Review and photos – Arctic Monkeys at the Orpheum Theatre, Vancouver, Sept 28 2011
– review by Ria Nevada/photos by Siamak Amini
Hundreds of teens emptied their dorm rooms on Wednesday night for the chance to see Arctic Monkeys perform at the Orpheum. The unruly rockers delighted loyal fans with their mix of punk, metal and pop in the resplendent theatre.
Kicking off the early show, the Smith Westerns put on a pleasant, but rather mellow and ordinary set. The Chicago indie outfit’s airy garage-pop songs were not enough to get the crowd riled up. That all changed as soon as the lights dimmed for the Arctic Monkeys.
The cheeky band entered to Hot Chocolate‘s “You Sexy Thing”, totally playing up their British rocker sex appeal. Singer and guitarist Alex Turner looked like the leading man in a greaser flick, sporting slicked back hair and a leather jacket. Adoring female followers next to me looked like they were about to faint when he eventually peeled off the jacket, and were begging to see more skin. Hormones were definitely raging as the group played quite a number of their doo-woppy tracks like “She’s Thunderstorms” and “The Hellcat Spangles Shalalala”.
The band didn’t cater solely to the ladies; the fellas banged their heads along to heavier numbers like “Pretty Visitors” and “Don’t Sit Down Cause I’ve Moved Your Chair”. The former sounded very close to early Misfits, with its simple chord progression (courtesy of guitarist Jamie Cook) and contagious melody. Hell, Turner even sounded like a crooning Danzig. The audience did not miss a lyric or a beat singing along to the upbeat and catchy “Fluorescent Adolescent” and “505”. Drummer Matthew Helders took his turn on lead vocals for the high-voltage “Break by Break”, slowing down at the bridge for a grooving bass line from Nick O’ Malley.
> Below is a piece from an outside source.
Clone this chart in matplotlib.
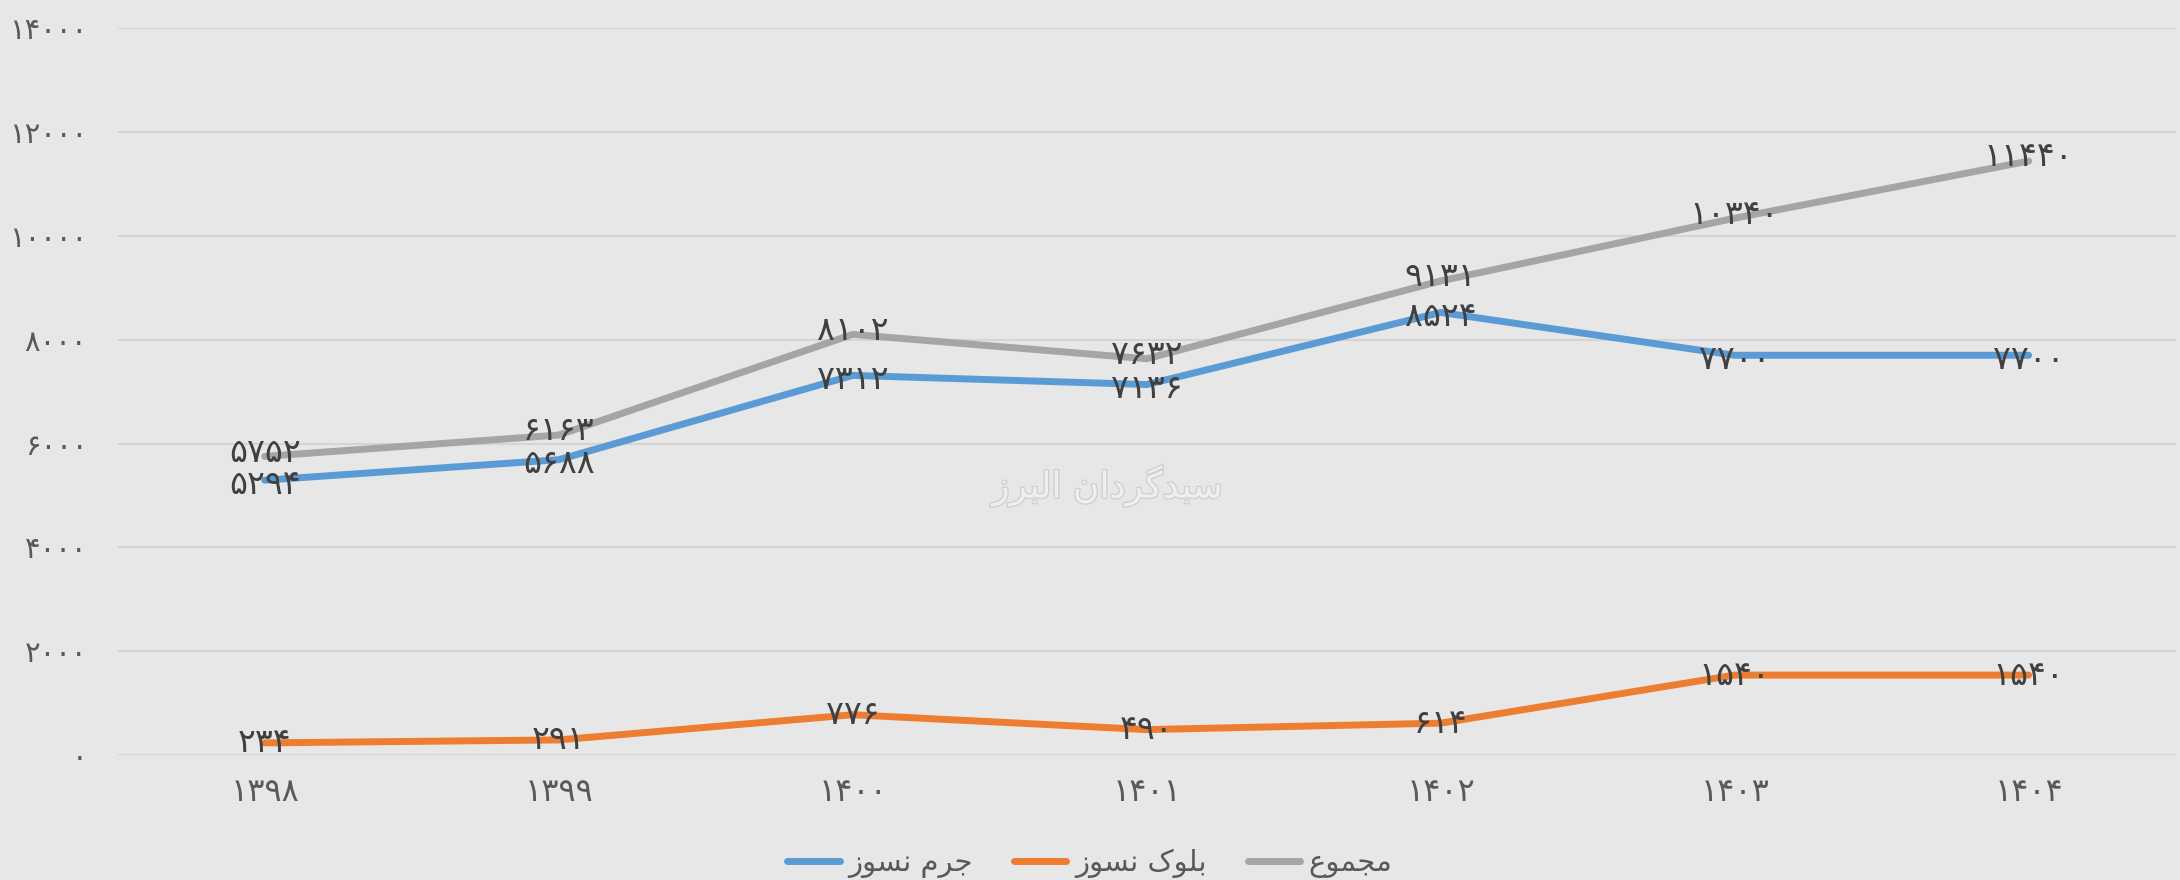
import matplotlib
matplotlib.use("Agg")
import matplotlib.pyplot as plt
import matplotlib.patheffects as pe

# داده ها
years = ["1398", "1399", "1400", "1401", "1402", "1403", "1404"]
jerm = [5294, 5688, 7312, 7136, 8524, 7700, 7700]
blook = [234, 291, 776, 490, 614, 1540, 1540]
majmoo = [5752, 6163, 8102, 7632, 9131, 10340, 11440]
names = ["جرم نسوز", "بلوک نسوز", "مجموع"]
colors = ["#5B9BD5", "#ED7D31", "#A5A5A5"]
yticks = [0, 2000, 4000, 6000, 8000, 10000, 12000, 14000]
watermark = "سبدگردان البرز"

# forms: isolated, final, initial, medial
FORMS = {
    "ا": ("\uFE8D", "\uFE8E", None, None),
    "ب": ("\uFE8F", "\uFE90", "\uFE91", "\uFE92"),
    "ج": ("\uFE9D", "\uFE9E", "\uFE9F", "\uFEA0"),
    "د": ("\uFEA9", "\uFEAA", None, None),
    "ر": ("\uFEAD", "\uFEAE", None, None),
    "ز": ("\uFEAF", "\uFEB0", None, None),
    "س": ("\uFEB1", "\uFEB2", "\uFEB3", "\uFEB4"),
    "ع": ("\uFEC9", "\uFECA", "\uFECB", "\uFECC"),
    "ل": ("\uFEDD", "\uFEDE", "\uFEDF", "\uFEE0"),
    "م": ("\uFEE1", "\uFEE2", "\uFEE3", "\uFEE4"),
    "ن": ("\uFEE5", "\uFEE6", "\uFEE7", "\uFEE8"),
    "و": ("\uFEED", "\uFEEE", None, None),
    "ک": ("\uFB8E", "\uFB8F", "\uFB90", "\uFB91"),
    "گ": ("\uFB92", "\uFB93", "\uFB94", "\uFB95"),
}


def shape(s):
    out = []
    for i, ch in enumerate(s):
        if ch not in FORMS:
            out.append(ch)
            continue
        prev = s[i - 1] if i > 0 else None
        nxt = s[i + 1] if i + 1 < len(s) else None
        join_prev = prev in FORMS and FORMS[prev][2] is not None
        join_next = nxt in FORMS and FORMS[ch][2] is not None
        iso, fin, ini, med = FORMS[ch]
        if join_prev and join_next:
            out.append(med)
        elif join_prev:
            out.append(fin)
        elif join_next:
            out.append(ini)
        else:
            out.append(iso)
    return "".join(out)[::-1]


fa_digits = str.maketrans("0123456789", "۰۱۲۳۴۵۶۷۸۹")


def fa(n):
    return str(n).translate(fa_digits)


plt.rcParams["font.family"] = ["DejaVu Sans"]
bg = "#E7E7E7"
txt = "#404040"

fig = plt.figure(figsize=(21.8, 8.8), dpi=100, facecolor=bg)
ax = fig.add_axes([0.054, 0.142, 0.944, 0.826], facecolor=bg)

x = list(range(len(years)))
series = [jerm, blook, majmoo]
nudge = [-3, 0, 3]  # برچسب ها کمی جدا شوند
for vals, name, c, dy in zip(series, names, colors, nudge):
    ax.plot(x, vals, color=c, lw=5, solid_capstyle="round", solid_joinstyle="round",
            label=shape(name), zorder=3)
    for xi, v in zip(x, vals):
        ax.annotate(fa(v), (xi, v), xytext=(0, dy), textcoords="offset points",
                    ha="center", va="center", fontsize=24, color=txt, zorder=4)

ax.set_xlim(-0.5, len(years) - 0.5)
ax.set_ylim(0, 14000)
ax.set_yticks(yticks)
ax.set_yticklabels([fa(t) for t in yticks], fontsize=21, color="#595959")
ax.set_xticks(x)
ax.set_xticklabels([fa(y) for y in years], fontsize=23, color="#595959")
ax.tick_params(length=0, pad=22)
ax.tick_params(axis="x", pad=16)
ax.grid(axis="y", color="#D4D4D4", lw=1.5, zorder=0)
for sp in ax.spines.values():
    sp.set_visible(False)

ax.text(0.481, 0.37, shape(watermark), transform=ax.transAxes, ha="center", va="center",
        fontsize=26, color="#EFEFEF", zorder=2,
        path_effects=[pe.withStroke(linewidth=2, foreground="#D0D0D0")])

leg = fig.legend(loc="lower center", ncol=3, bbox_to_anchor=(0.5, -0.028), frameon=False,
                 fontsize=21, handlelength=1.8, columnspacing=1.4, handletextpad=0.3)
for t in leg.get_texts():
    t.set_color("#595959")

fig.savefig("out.png", dpi=100, facecolor=bg)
Fans ate up all of the band’s “classics”, but seemed a little more indifferent to tracks from their latest record Suck it and See. The record takes a slight departure from their melodic punk style and experiments with a grittier garage sound. Nonetheless, Arctic Monkeys put on yet another standout show in Vancouver. The night ended with Turner slapping his mic stand onto the ground, the band exiting to a standing ovation, and a determined fan being dragged off the stage by security. Those factors considered, it was a somewhat typical, but successful rock show.